• [TASK DIRECTIONS]
Exclude the pictures and return every line exactly as written.

#####

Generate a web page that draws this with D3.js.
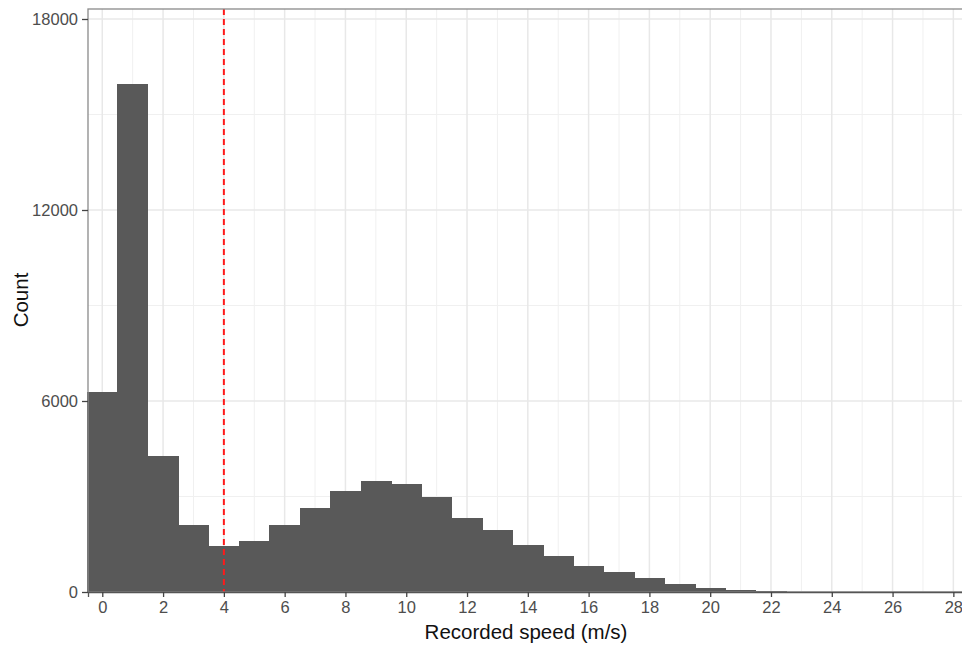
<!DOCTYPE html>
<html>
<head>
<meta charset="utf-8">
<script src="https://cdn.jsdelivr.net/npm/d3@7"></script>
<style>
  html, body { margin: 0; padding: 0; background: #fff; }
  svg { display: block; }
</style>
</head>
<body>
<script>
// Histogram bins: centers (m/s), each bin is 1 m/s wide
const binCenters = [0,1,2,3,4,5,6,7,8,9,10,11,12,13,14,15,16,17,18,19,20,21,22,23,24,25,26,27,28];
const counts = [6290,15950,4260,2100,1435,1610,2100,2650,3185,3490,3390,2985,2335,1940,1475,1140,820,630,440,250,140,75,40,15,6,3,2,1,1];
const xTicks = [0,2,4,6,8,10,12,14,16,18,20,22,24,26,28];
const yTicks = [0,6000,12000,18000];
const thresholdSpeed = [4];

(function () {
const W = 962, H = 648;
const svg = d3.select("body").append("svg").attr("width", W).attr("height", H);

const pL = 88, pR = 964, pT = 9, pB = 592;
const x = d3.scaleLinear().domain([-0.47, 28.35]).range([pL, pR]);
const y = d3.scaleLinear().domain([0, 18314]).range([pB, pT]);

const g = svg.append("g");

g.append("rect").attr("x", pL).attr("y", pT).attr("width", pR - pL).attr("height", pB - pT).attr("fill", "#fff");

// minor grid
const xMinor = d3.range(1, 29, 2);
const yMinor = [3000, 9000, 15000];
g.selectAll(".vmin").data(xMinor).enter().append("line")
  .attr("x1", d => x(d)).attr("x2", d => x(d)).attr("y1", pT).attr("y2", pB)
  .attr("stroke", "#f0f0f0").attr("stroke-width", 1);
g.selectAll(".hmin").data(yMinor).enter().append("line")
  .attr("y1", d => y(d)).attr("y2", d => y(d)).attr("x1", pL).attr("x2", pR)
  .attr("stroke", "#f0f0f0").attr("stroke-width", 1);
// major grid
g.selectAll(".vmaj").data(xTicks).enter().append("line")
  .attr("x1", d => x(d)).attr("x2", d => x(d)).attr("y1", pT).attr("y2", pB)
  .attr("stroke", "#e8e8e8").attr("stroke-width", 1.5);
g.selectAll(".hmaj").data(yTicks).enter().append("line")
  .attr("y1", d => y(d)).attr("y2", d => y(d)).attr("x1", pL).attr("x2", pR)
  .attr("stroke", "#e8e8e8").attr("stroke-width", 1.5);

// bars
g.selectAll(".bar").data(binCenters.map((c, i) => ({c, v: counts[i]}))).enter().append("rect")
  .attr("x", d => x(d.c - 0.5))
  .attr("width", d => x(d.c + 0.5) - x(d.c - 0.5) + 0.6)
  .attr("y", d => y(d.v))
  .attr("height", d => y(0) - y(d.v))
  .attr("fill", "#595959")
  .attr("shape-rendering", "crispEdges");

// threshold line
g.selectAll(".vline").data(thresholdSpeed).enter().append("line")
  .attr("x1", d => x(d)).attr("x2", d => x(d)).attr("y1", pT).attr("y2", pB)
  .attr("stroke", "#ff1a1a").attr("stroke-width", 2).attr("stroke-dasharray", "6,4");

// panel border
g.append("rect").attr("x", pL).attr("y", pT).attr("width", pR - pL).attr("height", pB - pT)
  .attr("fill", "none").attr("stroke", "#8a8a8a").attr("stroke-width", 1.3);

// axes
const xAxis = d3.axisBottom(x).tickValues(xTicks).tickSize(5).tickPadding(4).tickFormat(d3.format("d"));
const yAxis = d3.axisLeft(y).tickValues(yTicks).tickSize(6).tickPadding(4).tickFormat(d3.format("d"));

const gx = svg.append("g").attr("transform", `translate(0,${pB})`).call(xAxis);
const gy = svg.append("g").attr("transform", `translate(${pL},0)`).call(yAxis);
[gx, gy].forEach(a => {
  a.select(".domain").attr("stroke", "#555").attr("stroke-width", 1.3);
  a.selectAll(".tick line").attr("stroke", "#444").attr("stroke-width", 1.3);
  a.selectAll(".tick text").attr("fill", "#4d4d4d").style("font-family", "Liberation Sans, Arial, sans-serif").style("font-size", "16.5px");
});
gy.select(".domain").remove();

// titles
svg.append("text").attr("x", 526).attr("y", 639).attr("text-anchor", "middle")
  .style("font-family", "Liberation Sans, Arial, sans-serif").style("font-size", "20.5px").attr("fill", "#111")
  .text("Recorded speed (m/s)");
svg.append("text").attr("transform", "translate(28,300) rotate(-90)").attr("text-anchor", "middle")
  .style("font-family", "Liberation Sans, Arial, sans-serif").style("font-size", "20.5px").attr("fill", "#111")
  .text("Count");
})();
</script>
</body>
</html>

#####

• [RESULT OF THIS TASK]
Generate a web page that draws this with D3.js.
<!DOCTYPE html>
<html>
<head>
<meta charset="utf-8">
<script src="https://cdn.jsdelivr.net/npm/d3@7"></script>
<style>
  html, body { margin: 0; padding: 0; background: #fff; }
  svg { display: block; }
</style>
</head>
<body>
<script>
// Histogram bins: centers (m/s), each bin is 1 m/s wide
const binCenters = [0,1,2,3,4,5,6,7,8,9,10,11,12,13,14,15,16,17,18,19,20,21,22,23,24,25,26,27,28];
const counts = [6290,15950,4260,2100,1435,1610,2100,2650,3185,3490,3390,2985,2335,1940,1475,1140,820,630,440,250,140,75,40,15,6,3,2,1,1];
const xTicks = [0,2,4,6,8,10,12,14,16,18,20,22,24,26,28];
const yTicks = [0,6000,12000,18000];
const thresholdSpeed = [4];

(function () {
const W = 962, H = 648;
const svg = d3.select("body").append("svg").attr("width", W).attr("height", H);

const pL = 88, pR = 964, pT = 9, pB = 592;
const x = d3.scaleLinear().domain([-0.47, 28.35]).range([pL, pR]);
const y = d3.scaleLinear().domain([0, 18314]).range([pB, pT]);

const g = svg.append("g");

g.append("rect").attr("x", pL).attr("y", pT).attr("width", pR - pL).attr("height", pB - pT).attr("fill", "#fff");

// minor grid
const xMinor = d3.range(1, 29, 2);
const yMinor = [3000, 9000, 15000];
g.selectAll(".vmin").data(xMinor).enter().append("line")
  .attr("x1", d => x(d)).attr("x2", d => x(d)).attr("y1", pT).attr("y2", pB)
  .attr("stroke", "#f0f0f0").attr("stroke-width", 1);
g.selectAll(".hmin").data(yMinor).enter().append("line")
  .attr("y1", d => y(d)).attr("y2", d => y(d)).attr("x1", pL).attr("x2", pR)
  .attr("stroke", "#f0f0f0").attr("stroke-width", 1);
// major grid
g.selectAll(".vmaj").data(xTicks).enter().append("line")
  .attr("x1", d => x(d)).attr("x2", d => x(d)).attr("y1", pT).attr("y2", pB)
  .attr("stroke", "#e8e8e8").attr("stroke-width", 1.5);
g.selectAll(".hmaj").data(yTicks).enter().append("line")
  .attr("y1", d => y(d)).attr("y2", d => y(d)).attr("x1", pL).attr("x2", pR)
  .attr("stroke", "#e8e8e8").attr("stroke-width", 1.5);

// bars
g.selectAll(".bar").data(binCenters.map((c, i) => ({c, v: counts[i]}))).enter().append("rect")
  .attr("x", d => x(d.c - 0.5))
  .attr("width", d => x(d.c + 0.5) - x(d.c - 0.5) + 0.6)
  .attr("y", d => y(d.v))
  .attr("height", d => y(0) - y(d.v))
  .attr("fill", "#595959")
  .attr("shape-rendering", "crispEdges");

// threshold line
g.selectAll(".vline").data(thresholdSpeed).enter().append("line")
  .attr("x1", d => x(d)).attr("x2", d => x(d)).attr("y1", pT).attr("y2", pB)
  .attr("stroke", "#ff1a1a").attr("stroke-width", 2).attr("stroke-dasharray", "6,4");

// panel border
g.append("rect").attr("x", pL).attr("y", pT).attr("width", pR - pL).attr("height", pB - pT)
  .attr("fill", "none").attr("stroke", "#8a8a8a").attr("stroke-width", 1.3);

// axes
const xAxis = d3.axisBottom(x).tickValues(xTicks).tickSize(5).tickPadding(4).tickFormat(d3.format("d"));
const yAxis = d3.axisLeft(y).tickValues(yTicks).tickSize(6).tickPadding(4).tickFormat(d3.format("d"));

const gx = svg.append("g").attr("transform", `translate(0,${pB})`).call(xAxis);
const gy = svg.append("g").attr("transform", `translate(${pL},0)`).call(yAxis);
[gx, gy].forEach(a => {
  a.select(".domain").attr("stroke", "#555").attr("stroke-width", 1.3);
  a.selectAll(".tick line").attr("stroke", "#444").attr("stroke-width", 1.3);
  a.selectAll(".tick text").attr("fill", "#4d4d4d").style("font-family", "Liberation Sans, Arial, sans-serif").style("font-size", "16.5px");
});
gy.select(".domain").remove();

// titles
svg.append("text").attr("x", 526).attr("y", 639).attr("text-anchor", "middle")
  .style("font-family", "Liberation Sans, Arial, sans-serif").style("font-size", "20.5px").attr("fill", "#111")
  .text("Recorded speed (m/s)");
svg.append("text").attr("transform", "translate(28,300) rotate(-90)").attr("text-anchor", "middle")
  .style("font-family", "Liberation Sans, Arial, sans-serif").style("font-size", "20.5px").attr("fill", "#111")
  .text("Count");
})();
</script>
</body>
</html>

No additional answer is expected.